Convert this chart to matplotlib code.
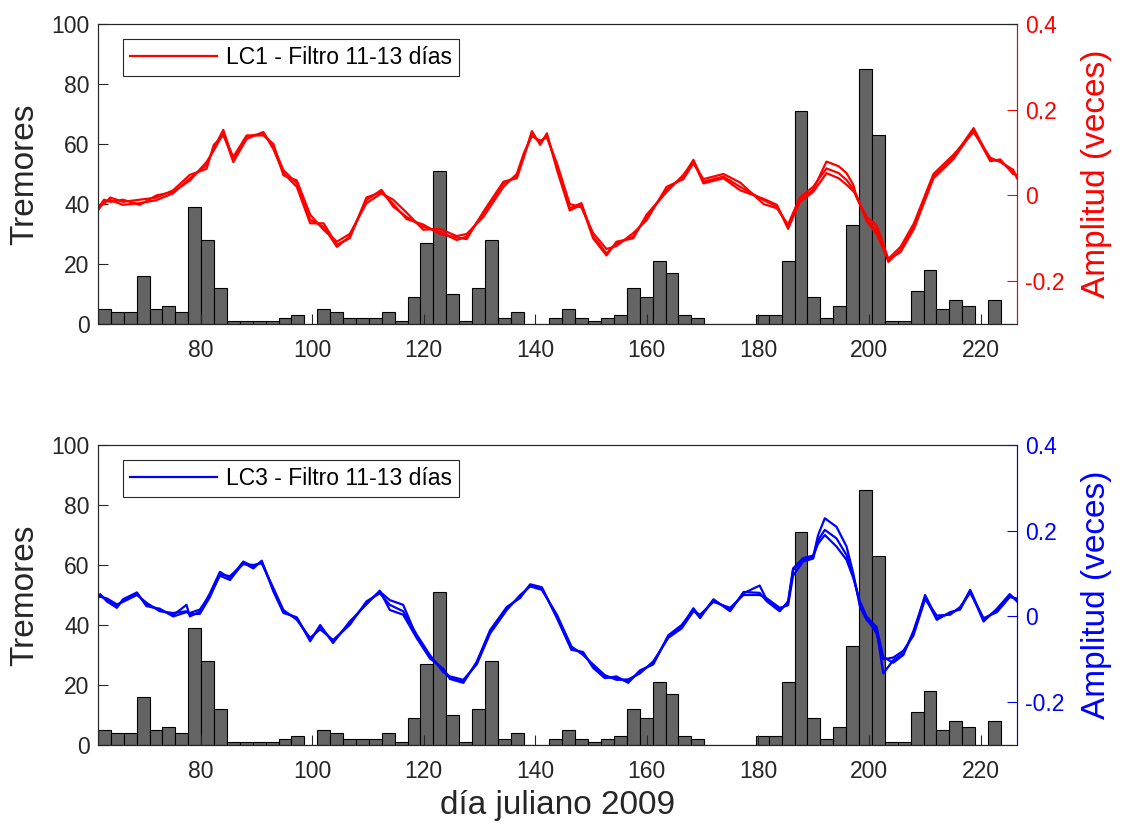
import numpy as np
import matplotlib
matplotlib.use('Agg')
import matplotlib.pyplot as plt

plt.rcParams['font.family'] = ['Liberation Sans', 'DejaVu Sans']
plt.rcParams['axes.unicode_minus'] = False

# tremor counts per bin (histogram, same in both panels)
bin_start = 61.5
bin_w = 2.316
tremores = [5, 4, 4, 16, 5, 6, 4, 39, 28, 12,
            1, 1, 1, 1, 2, 3, 0, 5, 4, 2,
            2, 2, 4, 1, 9, 27, 51, 10, 1, 12,
            28, 2, 4, 0, 0, 2, 5, 2, 1, 2,
            3, 12, 9, 21, 17, 3, 2, 0, 0, 0,
            0, 3, 3, 21, 71, 9, 2, 6, 33, 85,
            63, 1, 1, 11, 18, 5, 8, 6, 0, 8, 0]

# LC1 filtered amplitude (three overlapping traces)
x_red = [61.5, 62.6, 63.7, 66.0, 69.0, 72.0, 75.0, 78.0, 81.0, 82.3,
         84.0, 85.8, 88.2, 91.2, 93.0, 94.8, 97.2, 99.6, 102.0, 104.4,
         106.7, 109.7, 112.4, 114.5, 116.9, 119.9, 122.9, 125.9, 127.7, 130.7,
         134.3, 136.7, 138.0, 139.4, 140.9, 142.1, 143.9, 146.2, 148.3, 150.4,
         152.8, 154.6, 157.6, 160.0, 163.6, 166.6, 168.4, 170.2, 173.8, 176.8,
         181.0, 183.4, 185.4, 187.5, 189.9, 192.3, 194.5, 195.9, 197.1, 197.7,
         199.5, 201.3, 203.4, 205.6, 208.0, 211.5, 215.1, 218.7, 221.7, 223.5,
         225.8, 226.5]
red_a = [-0.035, -0.015, -0.011, -0.022, -0.018, -0.011, 0.005, 0.040, 0.071, 0.110,
         0.153, 0.083, 0.137, 0.145, 0.114, 0.059, 0.028, -0.057, -0.073, -0.120,
         -0.096, -0.011, 0.013, -0.026, -0.050, -0.073, -0.085, -0.104, -0.096, -0.042,
         0.028, 0.045, 0.095, 0.145, 0.122, 0.141, 0.067, -0.030, -0.018, -0.096,
         -0.135, -0.112, -0.096, -0.050, 0.013, 0.044, 0.083, 0.032, 0.044, 0.020,
         -0.011, -0.026, -0.073, -0.011, 0.013, 0.079, 0.068, 0.052, 0.025, -0.003,
         -0.057, -0.081, -0.155, -0.127, -0.073, 0.044, 0.090, 0.157, 0.083, 0.080,
         0.055, 0.045]
red_b = [-0.025, -0.020, -0.005, -0.015, -0.010, -0.005, 0.012, 0.048, 0.062, 0.118,
         0.140, 0.090, 0.140, 0.140, 0.120, 0.047, 0.035, -0.045, -0.080, -0.108,
         -0.090, -0.018, 0.005, -0.010, -0.040, -0.080, -0.078, -0.095, -0.090, -0.050,
         0.020, 0.050, 0.100, 0.138, 0.128, 0.135, 0.075, -0.020, -0.028, -0.088,
         -0.125, -0.118, -0.088, -0.058, 0.020, 0.038, 0.075, 0.038, 0.050, 0.030,
         -0.020, -0.030, -0.068, -0.005, 0.020, 0.063, 0.052, 0.036, 0.015, -0.005,
         -0.050, -0.070, -0.148, -0.120, -0.065, 0.050, 0.095, 0.148, 0.088, 0.078,
         0.060, 0.040]
red_c = [-0.030, -0.010, -0.015, -0.010, -0.022, 0.000, 0.008, 0.035, 0.078, 0.105,
         0.145, 0.078, 0.132, 0.148, 0.108, 0.052, 0.020, -0.065, -0.065, -0.115,
         -0.100, -0.005, 0.008, -0.020, -0.055, -0.068, -0.090, -0.098, -0.102, -0.038,
         0.032, 0.040, 0.090, 0.150, 0.118, 0.145, 0.060, -0.035, -0.022, -0.100,
         -0.140, -0.108, -0.100, -0.045, 0.008, 0.048, 0.080, 0.028, 0.040, 0.012,
         -0.008, -0.022, -0.078, -0.015, 0.008, 0.052, 0.040, 0.025, 0.010, 0.000,
         -0.060, -0.090, -0.150, -0.132, -0.078, 0.040, 0.085, 0.152, 0.080, 0.084,
         0.050, 0.048]

# LC3 filtered amplitude (three overlapping traces)
x_blue = [61.5, 61.9, 63.1, 64.9, 66.0, 68.5, 70.2, 72.6, 75.0, 77.4,
          78.0, 79.8, 81.6, 83.4, 85.2, 87.6, 89.4, 90.9, 93.0, 94.8,
          97.2, 99.6, 101.4, 103.7, 106.7, 109.7, 112.1, 113.9, 116.3, 118.7,
          121.1, 123.5, 124.7, 127.1, 129.5, 131.9, 134.9, 137.3, 139.1, 141.2,
          143.9, 146.5, 148.6, 150.4, 152.5, 154.6, 156.7, 158.8, 161.2, 163.9,
          166.3, 168.4, 169.6, 172.0, 175.0, 177.4, 180.3, 181.6, 183.9, 185.4,
          186.3, 188.1, 189.9, 190.8, 192.0, 194.1, 195.9, 197.1, 198.3, 199.5,
          201.3, 202.5, 204.3, 206.1, 207.9, 210.0, 212.1, 214.5, 216.3, 218.1,
          220.5, 222.9, 225.2, 226.5]
blue_a = [0.045, 0.050, 0.038, 0.023, 0.038, 0.054, 0.027, 0.015, 0.003, 0.027,
          0.000, 0.011, 0.054, 0.104, 0.089, 0.128, 0.116, 0.128, 0.062, 0.011,
          -0.004, -0.055, -0.024, -0.059, -0.016, 0.031, 0.058, 0.038, 0.027, -0.047,
          -0.094, -0.125, -0.144, -0.152, -0.109, -0.036, 0.019, 0.046, 0.073, 0.066,
          -0.001, -0.074, -0.086, -0.117, -0.141, -0.144, -0.152, -0.129, -0.109, -0.047,
          -0.024, 0.019, -0.001, 0.038, 0.015, 0.054, 0.072, 0.038, 0.015, 0.031,
          0.108, 0.132, 0.139, 0.190, 0.229, 0.209, 0.163, 0.101, 0.023, -0.008,
          -0.032, -0.133, -0.102, -0.086, -0.039, 0.050, -0.004, 0.007, 0.019, 0.062,
          -0.008, 0.015, 0.050, 0.038]
blue_b = [0.048, 0.046, 0.042, 0.028, 0.034, 0.050, 0.032, 0.012, 0.008, 0.012,
          0.005, 0.006, 0.045, 0.098, 0.094, 0.122, 0.120, 0.124, 0.066, 0.015,
          -0.008, -0.050, -0.030, -0.055, -0.020, 0.035, 0.054, 0.027, 0.012, -0.042,
          -0.090, -0.130, -0.140, -0.148, -0.112, -0.040, 0.015, 0.050, 0.070, 0.062,
          0.004, -0.070, -0.090, -0.112, -0.137, -0.148, -0.147, -0.133, -0.105, -0.050,
          -0.028, 0.012, 0.004, 0.034, 0.020, 0.050, 0.050, 0.042, 0.020, 0.026,
          0.095, 0.128, 0.135, 0.178, 0.202, 0.182, 0.143, 0.095, 0.030, -0.004,
          -0.040, -0.100, -0.096, -0.080, -0.045, 0.040, 0.002, 0.004, 0.022, 0.055,
          -0.004, 0.010, 0.045, 0.042]
blue_c = [0.042, 0.052, 0.035, 0.020, 0.040, 0.056, 0.024, 0.018, 0.000, 0.010,
          0.008, 0.016, 0.050, 0.095, 0.085, 0.125, 0.112, 0.130, 0.058, 0.008,
          -0.002, -0.058, -0.020, -0.062, -0.012, 0.028, 0.060, 0.015, 0.004, -0.050,
          -0.098, -0.122, -0.146, -0.155, -0.106, -0.032, 0.022, 0.043, 0.075, 0.068,
          -0.004, -0.078, -0.083, -0.120, -0.144, -0.140, -0.155, -0.126, -0.112, -0.044,
          -0.020, 0.016, -0.004, 0.040, 0.012, 0.057, 0.055, 0.035, 0.012, 0.035,
          0.112, 0.136, 0.142, 0.170, 0.190, 0.163, 0.132, 0.090, 0.035, 0.000,
          -0.025, -0.095, -0.108, -0.090, -0.034, 0.045, -0.008, 0.010, 0.016, 0.060,
          -0.012, 0.018, 0.052, 0.035]

x_ticks = [80, 100, 120, 140, 160, 180, 200, 220]
trem_ticks = [0, 20, 40, 60, 80, 100]
amp_ticks = [-0.2, 0, 0.2, 0.4]
amp_labels = ['-0.2', '0', '0.2', '0.4']

dark = '#262626'
fig = plt.figure(figsize=(11.22, 8.25), dpi=100)

panels = [
    (0.6073, x_red, [red_a, red_b, red_c], (1, 0, 0), 'LC1 - Filtro 11-13 días'),
    (0.0970, x_blue, [blue_a, blue_b, blue_c], (0, 0, 1), 'LC3 - Filtro 11-13 días'),
]

edges = bin_start + bin_w * np.arange(len(tremores))

for bottom, xs, traces, col, lab in panels:
    ax = fig.add_axes([0.0873, bottom, 0.8191, 0.3636])
    ax.bar(edges, tremores, width=bin_w, align='edge', color='#646464',
           edgecolor='black', linewidth=0.8)
    ax.set_xlim(61.5, 226.5)
    ax.set_ylim(0, 100)
    ax.set_xticks(x_ticks)
    ax.set_yticks(trem_ticks)
    ax.tick_params(direction='in', length=7, width=0.8, labelsize=16.5, colors=dark)
    ax.tick_params(axis='x', pad=11)
    ax.tick_params(axis='y', pad=6)
    for s in ax.spines.values():
        s.set_color(dark)
        s.set_linewidth(0.8)
    ax.set_ylabel('Tremores', fontsize=24, color=dark, va='center', ha='center')
    ax.yaxis.set_label_coords(-0.0794, 0.5)

    ax2 = ax.twinx()
    lines = []
    for ys in traces:
        ln, = ax2.plot(xs, ys, color=col, lw=1.6)
        lines.append(ln)
    ax2.set_xlim(61.5, 226.5)
    ax2.set_ylim(-0.3, 0.4)
    ax2.set_yticks(amp_ticks)
    ax2.set_yticklabels(amp_labels)
    ax2.tick_params(direction='in', length=7, width=0.8, labelsize=16.5, colors=col, pad=6)
    for name, s in ax2.spines.items():
        s.set_linewidth(0.8)
        s.set_color(col if name == 'right' else dark)
    ax2.set_ylabel('Amplitud (veces)', fontsize=24, color=col, rotation=90,
                   va='center', ha='center')
    ax2.yaxis.set_label_coords(1.087, 0.5)

    leg = ax2.legend([lines[0]], [lab], loc='upper left', bbox_to_anchor=(0.0269, 0.949),
                     borderaxespad=0, fontsize=16.5, handlelength=3.8, handletextpad=0.4,
                     borderpad=0.3, fancybox=False, framealpha=1, edgecolor=dark)
    leg.get_frame().set_linewidth(0.8)

    if bottom < 0.5:
        ax.set_xlabel('día juliano 2009', fontsize=24, color=dark, va='center')
        ax.xaxis.set_label_coords(0.5, -(806 - 745) / 300)

fig.savefig('out.png', dpi=100)
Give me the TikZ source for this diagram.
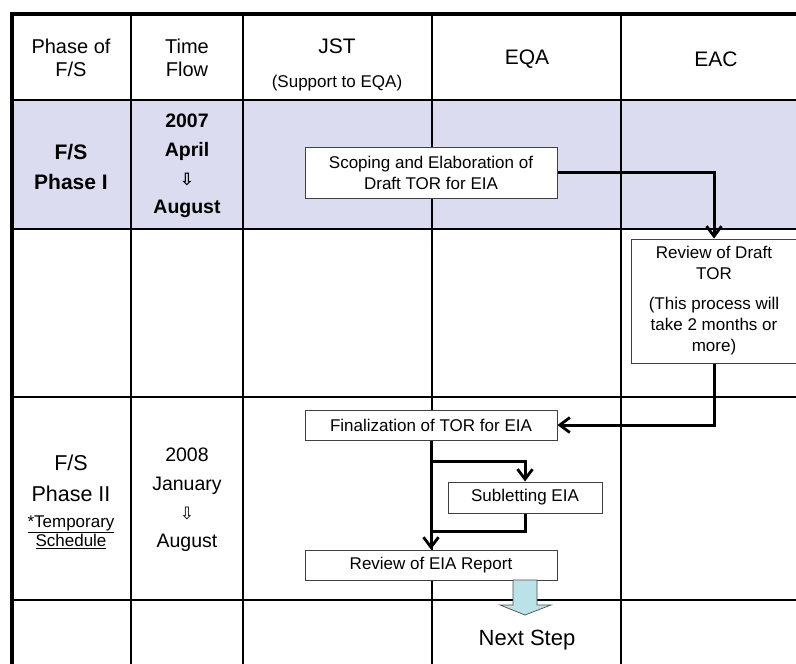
\documentclass[tikz,border=0pt]{standalone}
\usepackage{fontspec}
\setmainfont{Liberation Sans}
\newfontfamily\arrowfont{DejaVu Sans}
\usetikzlibrary{arrows.meta}

\definecolor{phaseshade}{RGB}{220,220,240}
\definecolor{nextfill}{RGB}{186,226,232}

\newcommand{\fsz}[2]{\fontsize{#1}{#2}\selectfont}
\newcommand{\downmark}{{\arrowfont\fontsize{17}{17}\selectfont ⇩}}

\tikzset{
  gridline/.style={line width=1.3pt, black},
  frameline/.style={line width=3.2pt, black},
  procbox/.style={draw=black!75, fill=white, line width=1pt, align=center,
    inner sep=0pt, font=\fsz{17}{21}},
  flow/.style={line width=3pt, black,
    -{Straight Barb[length=10pt,width=15pt,line width=2.8pt]}},
  plainflow/.style={line width=3pt, black},
  celltext/.style={align=center, inner sep=0pt},
}

\begin{document}
\begin{tikzpicture}[x=1pt, y=-1pt]
\useasboundingbox (0,0) rectangle (796,664);

% shaded band of phase I
\fill[phaseshade] (12,100) rectangle (796,229);

% table grid
\foreach \gx in {131,243,432,621} \draw[gridline] (\gx,14) -- (\gx,664);
\foreach \gy in {100,229,397,600} \draw[gridline] (12,\gy) -- (796,\gy);
\draw[frameline] (796,14) -- (12,14) -- (12,664);

% header row
\node[celltext, font=\fsz{20}{23.5}] (hphase) at (71,58) {Phase of\\F/S};
\node[celltext, font=\fsz{20}{23.5}] (htime) at (187,58) {Time\\Flow};
\node[celltext, font=\fsz{21}{21}] (hjst) at (337,46) {JST};
\node[celltext, font=\fsz{17}{17}] (hjstsub) at (337,83) {(Support to EQA)};
\node[celltext, font=\fsz{21}{21}] (heqa) at (527,59) {EQA};
\node[celltext, font=\fsz{21}{21}] (heac) at (716,59) {EAC};

% phase I
\node[celltext, font=\bfseries\fsz{21}{30}] (p1phase) at (71,167) {F/S\\Phase I};
\node[celltext, font=\bfseries\fsz{19.5}{28.7}] (p1time) at (187,166)
  {2007\\April\\{\arrowfont\bfseries\fontsize{17}{17}\selectfont ⇩}\\August};

% phase II
\node[celltext, font=\fsz{21.5}{31}] (p2phase) at (71,478) {F/S\\Phase II};
\node[celltext, font=\fsz{17}{19}] (p2note) at (71,532)
  {\underline{*Temporary}\\\underline{Schedule}};
\node[celltext, font=\fsz{19.5}{28.7}] (p2time) at (187,500)
  {2008\\January\\\downmark\\August};

% process boxes
\node[procbox, minimum width=252pt, minimum height=51pt] (scope) at (431,172.5)
  {Scoping and Elaboration of\\Draft TOR for EIA};
\node[procbox, minimum width=166pt, minimum height=124pt] (rdraft) at (714,301)
  {Review of Draft\\TOR\\[9pt](This process will\\take 2 months or\\more)};
\node[procbox, minimum width=252pt, minimum height=30pt] (fin) at (431,425)
  {Finalization of TOR for EIA};
\node[procbox, minimum width=154pt, minimum height=31pt] (sub) at (525,497.5)
  {Subletting EIA};
\node[procbox, minimum width=252pt, minimum height=30pt] (rev) at (431,565)
  {Review of EIA Report};

% connectors
\coordinate (split) at (431,461);
\coordinate (join) at (431,531);
\draw[flow] (scope.east) -| (rdraft.north);
\draw[flow] (rdraft.south) |- (fin.east);
\draw[flow] (fin.south) -- (rev.north);
\draw[flow] (split) -| (sub.north);
\draw[plainflow] (sub.south) |- (join);

% block arrow to the next step
\draw[fill=nextfill, draw=black!70, line width=0.7pt]
  (513,580) -- (537,580) -- (537,605) -- (551,605) -- (525,615)
  -- (500,605) -- (513,605) -- cycle;
\node[celltext, font=\fsz{22}{22}] (next) at (527,640) {Next Step};
\end{tikzpicture}
\end{document}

====

Exercise directions:
Hand back the exact lines from the start of the entries to the line with "63, 1, 1, 11, 18, 5, 8, 6, 0, 8, 0]", both ends kept and pictures left out.

Exercise result:
Convert this chart to matplotlib code.
import numpy as np
import matplotlib
matplotlib.use('Agg')
import matplotlib.pyplot as plt

plt.rcParams['font.family'] = ['Liberation Sans', 'DejaVu Sans']
plt.rcParams['axes.unicode_minus'] = False

# tremor counts per bin (histogram, same in both panels)
bin_start = 61.5
bin_w = 2.316
tremores = [5, 4, 4, 16, 5, 6, 4, 39, 28, 12,
            1, 1, 1, 1, 2, 3, 0, 5, 4, 2,
            2, 2, 4, 1, 9, 27, 51, 10, 1, 12,
            28, 2, 4, 0, 0, 2, 5, 2, 1, 2,
            3, 12, 9, 21, 17, 3, 2, 0, 0, 0,
            0, 3, 3, 21, 71, 9, 2, 6, 33, 85,
            63, 1, 1, 11, 18, 5, 8, 6, 0, 8, 0]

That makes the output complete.